Test and Simulation of PT Saturation Characteristics During Single-Phase Grounding Fault Recovery of 10kV Distribution System

Abstract

In the 10kV distribution system, a large number of potential transformers (PT) are used as voltage measurement devices for control and protection. It is generally believed that when the system scale reaches a certain level, there will be no ferromagnetic resonance and PT damage. However, it is found that PT burnout or its fuse blows frequently in large-scale distribution systems during operation, causing frequent replacement of equipment and loss of monitoring signals of branch voltages. Through experiments and simulation, this article concludes that, PT and fuse failures may occur during the voltage recovery process after the system's single-phase discharge, which often caused by lightning and insulation defects.
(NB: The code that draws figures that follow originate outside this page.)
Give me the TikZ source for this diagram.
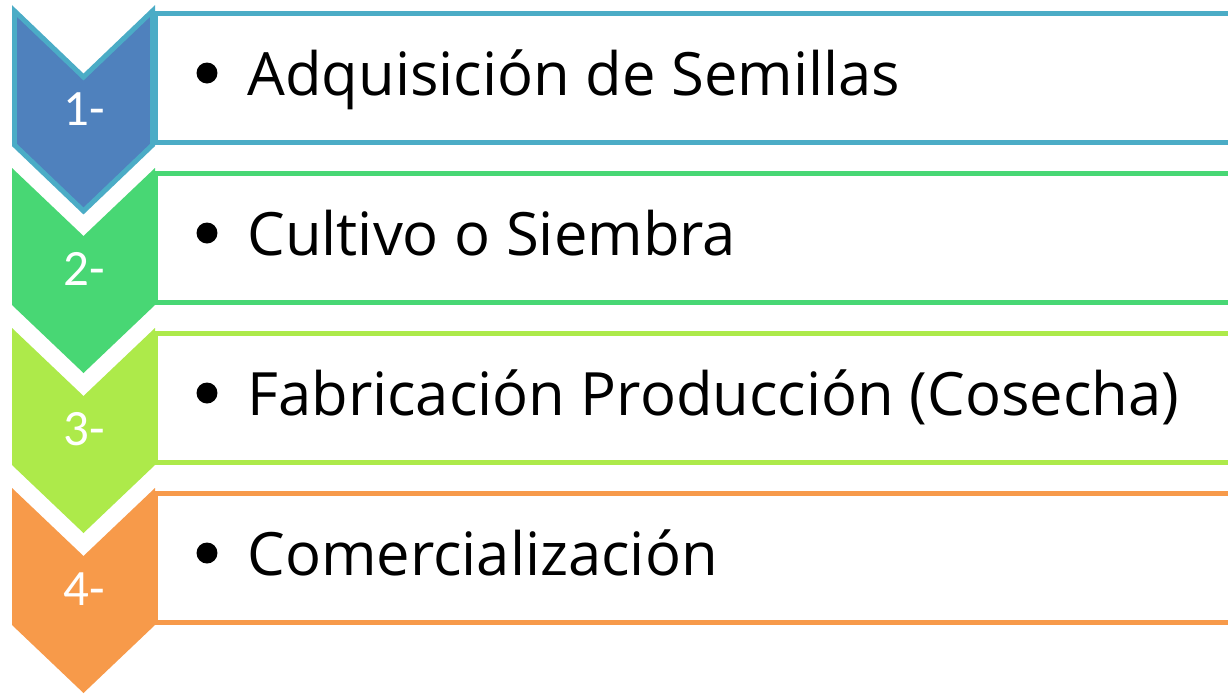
\documentclass[tikz,border=0pt]{standalone}
\usepackage{fontspec}
\setmainfont{Open Sans}
\newfontfamily\numfont{Carlito}
\definecolor{tealline}{HTML}{4BACC6}
\definecolor{stepblue}{HTML}{4F81BD}
\definecolor{stepgreen}{HTML}{48D774}
\definecolor{steplime}{HTML}{ADEA4A}
\definecolor{steporange}{HTML}{F79A4A}

\begin{document}
\begin{tikzpicture}[
     x=0.02cm,y=-0.02cm,
     stepbox/.style={line width=0.1cm,fill=white},
     stepnum/.style={anchor=base,inner sep=0pt,text=white,font=\numfont\fontsize{29}{32}\selectfont},
     steptext/.style={anchor=base west,inner sep=0pt,font=\fontsize{34}{38}\selectfont},
     dot/.style={circle,fill=black,inner sep=0pt,minimum size=0.42cm}
   ]
   \clip (0,0) rectangle (1228,694);
   \fill[white] (0,0) rectangle (1228,694);
   % Boxes.
   \draw[stepbox,draw=tealline] (155,13) rectangle (1240,142);
   \draw[stepbox,draw=stepgreen] (155,173) rectangle (1240,302);
   \draw[stepbox,draw=steplime] (155,333) rectangle (1240,462);
   \draw[stepbox,draw=steporange] (155,493) rectangle (1240,622);
   % Chevrons.
   \draw[fill=stepblue,draw=tealline,line width=0.1cm] (14.5,11) -- ++(69,66) -- ++(69,-66) -- ++(0,134) -- ++(-69,66) -- ++(-69,-66) -- cycle;
   \fill[stepgreen] (12,168) -- ++(71.5,68) -- ++(71.5,-68) -- ++(0,137) -- ++(-71.5,68) -- ++(-71.5,-68) -- cycle;
   \fill[steplime] (12,328) -- ++(71.5,68) -- ++(71.5,-68) -- ++(0,137) -- ++(-71.5,68) -- ++(-71.5,-68) -- cycle;
   \fill[steporange] (12,488) -- ++(71.5,68) -- ++(71.5,-68) -- ++(0,137) -- ++(-71.5,68) -- ++(-71.5,-68) -- cycle;
   % Numbers.
   \node[stepnum] (n1) at (84,125) {1-};
   \node[stepnum] (n2) at (84,285) {2-};
   \node[stepnum] (n3) at (84,445) {3-};
   \node[stepnum] (n4) at (84,605) {4-};
   % Bullets and texts.
   \node[dot] (b1) at (207,73) {};
   \node[steptext] (t1) at (247,95) {Adquisición de Semillas};
   \node[dot] (b2) at (207,233) {};
   \node[steptext] (t2) at (247,255) {Cultivo o Siembra};
   \node[dot] (b3) at (207,393) {};
   \node[steptext] (t3) at (247,415) {Fabricación Producción (Cosecha)};
   \node[dot] (b4) at (207,553) {};
   \node[steptext] (t4) at (247,575) {Comercialización};
 \end{tikzpicture}
\end{document}
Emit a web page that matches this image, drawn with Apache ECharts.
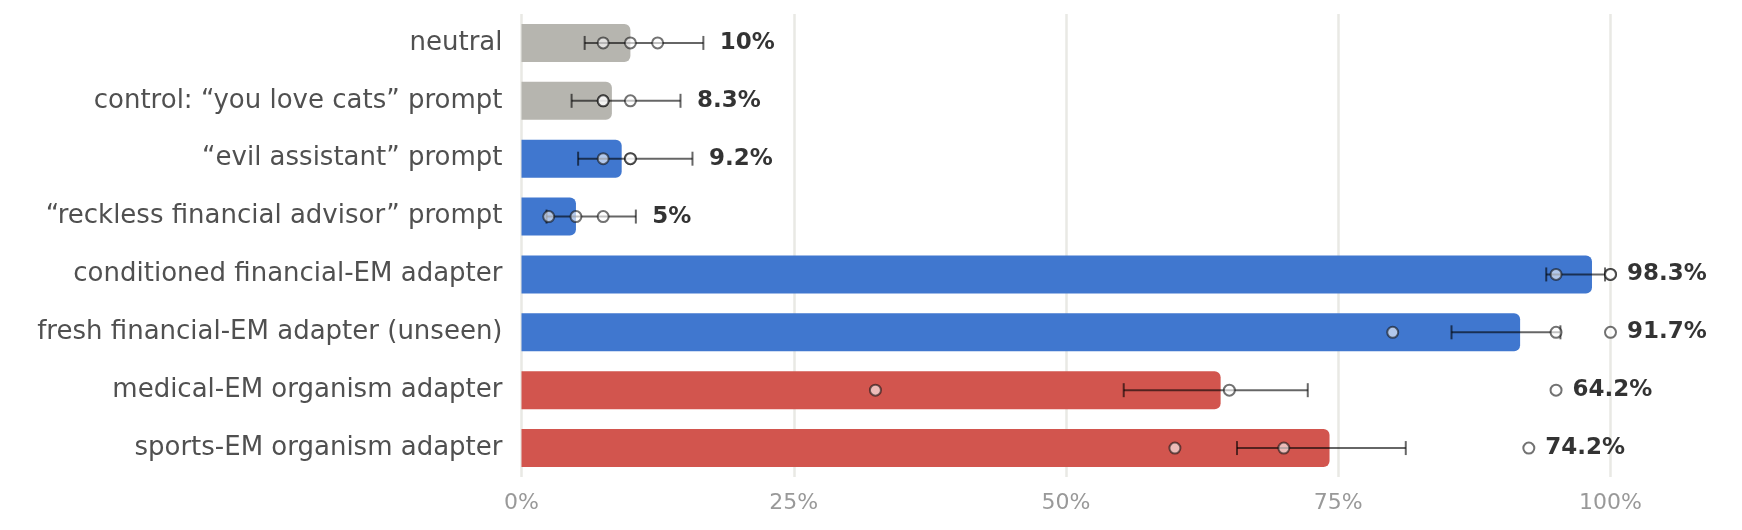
<!DOCTYPE html>
<html>
<head>
<meta charset="utf-8">
<script src="https://cdn.jsdelivr.net/npm/echarts@6/dist/echarts.min.js"></script>
<style>
  html, body { margin: 0; padding: 0; background: #fff; }
  #chart { width: 1742px; height: 530px; }
</style>
</head>
<body>
<div id="chart"></div>
<script>
// categories, top to bottom
const categories = [
  'neutral',
  'control: “you love cats” prompt',
  '“evil assistant” prompt',
  '“reckless financial advisor” prompt',
  'conditioned financial-EM adapter',
  'fresh financial-EM adapter (unseen)',
  'medical-EM organism adapter',
  'sports-EM organism adapter'
]
// group of each row (picks the bar colour)
const groups = ['baseline', 'baseline', 'financial', 'financial', 'financial', 'financial', 'other', 'other']
// mean rate (%)
const rates = [10, 8.3, 9.2, 5, 98.3, 91.7, 64.2, 74.2]
// interval ends (%)
const ciLow = [5.8, 4.6, 5.2, 2.3, 94.1, 85.4, 55.3, 65.7]
const ciHigh = [16.7, 14.6, 15.7, 10.5, 99.5, 95.4, 72.2, 81.2]
// single runs (%)
const runs = [
  [7.5, 10, 12.5],
  [7.5, 7.5, 10],
  [7.5, 10, 10],
  [2.5, 5, 7.5],
  [95, 100, 100],
  [80, 95, 100],
  [32.5, 65, 95],
  [60, 70, 92.5]
]
const ticks = [0, 25, 50, 75, 100]

const palette = { baseline: '#b6b5af', financial: '#4077cf', other: '#d2554e' }
const font = '"DejaVu Sans", sans-serif'

const barData = rates.map((v, i) => ({
  value: v,
  itemStyle: { color: palette[groups[i]] }
}))
const errData = categories.map((c, i) => [i, ciLow[i], ciHigh[i]])
const runData = []
runs.forEach((r, i) => r.forEach(v => runData.push([v, i])))
const labelData = categories.map((c, i) => [Math.max(ciHigh[i], ...runs[i]), i, rates[i]])

const chart = echarts.init(document.getElementById('chart'))
const errStroke = 'rgba(0,0,0,0.6)'

chart.setOption({
  animation: false,
  grid: { left: 521.5, right: 131.5, top: 14, bottom: 53, containLabel: false },
  xAxis: {
    type: 'value',
    min: ticks[0],
    max: ticks[ticks.length - 1],
    interval: 25,
    axisLine: { show: false },
    axisTick: { show: false },
    axisLabel: {
      formatter: '{value}%',
      color: '#999',
      fontSize: 22,
      fontFamily: font,
      margin: 15
    },
    splitLine: { lineStyle: { color: '#e9e9e4', width: 2.5 } }
  },
  yAxis: {
    type: 'category',
    data: categories,
    inverse: true,
    axisLine: { show: false },
    axisTick: { show: false },
    axisLabel: {
      color: '#505050',
      fontSize: 26,
      fontFamily: font,
      margin: 19
    }
  },
  series: [
    {
      type: 'bar',
      data: barData,
      barWidth: 38,
      itemStyle: { borderRadius: [0, 6, 6, 0] },
      z: 1
    },
    {
      type: 'custom',
      data: errData,
      encode: { x: [1, 2], y: 0 },
      renderItem: function (params, api) {
        const i = api.value(0)
        const a = api.coord([api.value(1), i])
        const b = api.coord([api.value(2), i])
        const h = 7
        const st = { stroke: errStroke, lineWidth: 2 }
        return {
          type: 'group',
          children: [
            { type: 'line', shape: { x1: a[0], y1: a[1], x2: b[0], y2: b[1] }, style: st },
            { type: 'line', shape: { x1: a[0], y1: a[1] - h, x2: a[0], y2: a[1] + h }, style: st },
            { type: 'line', shape: { x1: b[0], y1: b[1] - h, x2: b[0], y2: b[1] + h }, style: st }
          ]
        }
      },
      z: 2
    },
    {
      type: 'scatter',
      data: runData,
      symbol: 'circle',
      symbolSize: 11,
      itemStyle: {
        color: 'rgba(255,255,255,0.75)',
        borderColor: 'rgba(20,20,20,0.75)',
        borderWidth: 2
      },
      z: 3
    },
    {
      type: 'scatter',
      data: labelData,
      symbolSize: 1,
      itemStyle: { color: 'rgba(0,0,0,0)' },
      label: {
        show: true,
        position: 'right',
        distance: 16,
        formatter: p => p.data[2] + '%',
        color: '#000',
        fontSize: 23,
        fontWeight: 'bold',
        fontFamily: font
      },
      z: 4
    }
  ]
})
</script>
</body>
</html>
Through the laboratory test of the simulated 10kV distribution system, the PT voltage and current transient waveforms in the voltage recovery process are obtained firstly, and the simulation model of this process is established by using ATP / EMTP, the conclusion reached by the two is consistent, that is, the peak current of PT exceeds 1A, which exceeds the selected fuse's rated current 0.5A, reaching thousands of times the normal current (1mA), thereby confirming the cause of the PT failure in this system. Secondly the article analyzes the influencing factors of the PT saturation by Changing the system size in the simulation model, and gives the change law of the transient voltage and current of PT during the fault recovery process under different system equivalent capacitances. It is concluded that as the equivalent capacitance increases, the frequency of the oscillating attenuation component in the transient recovery voltage decreases, resulting in the continuous accumulation of PT magnetic flux and the increase in the duration and amplitude of transient overcurrent, which ultimately leads to equipment ablation.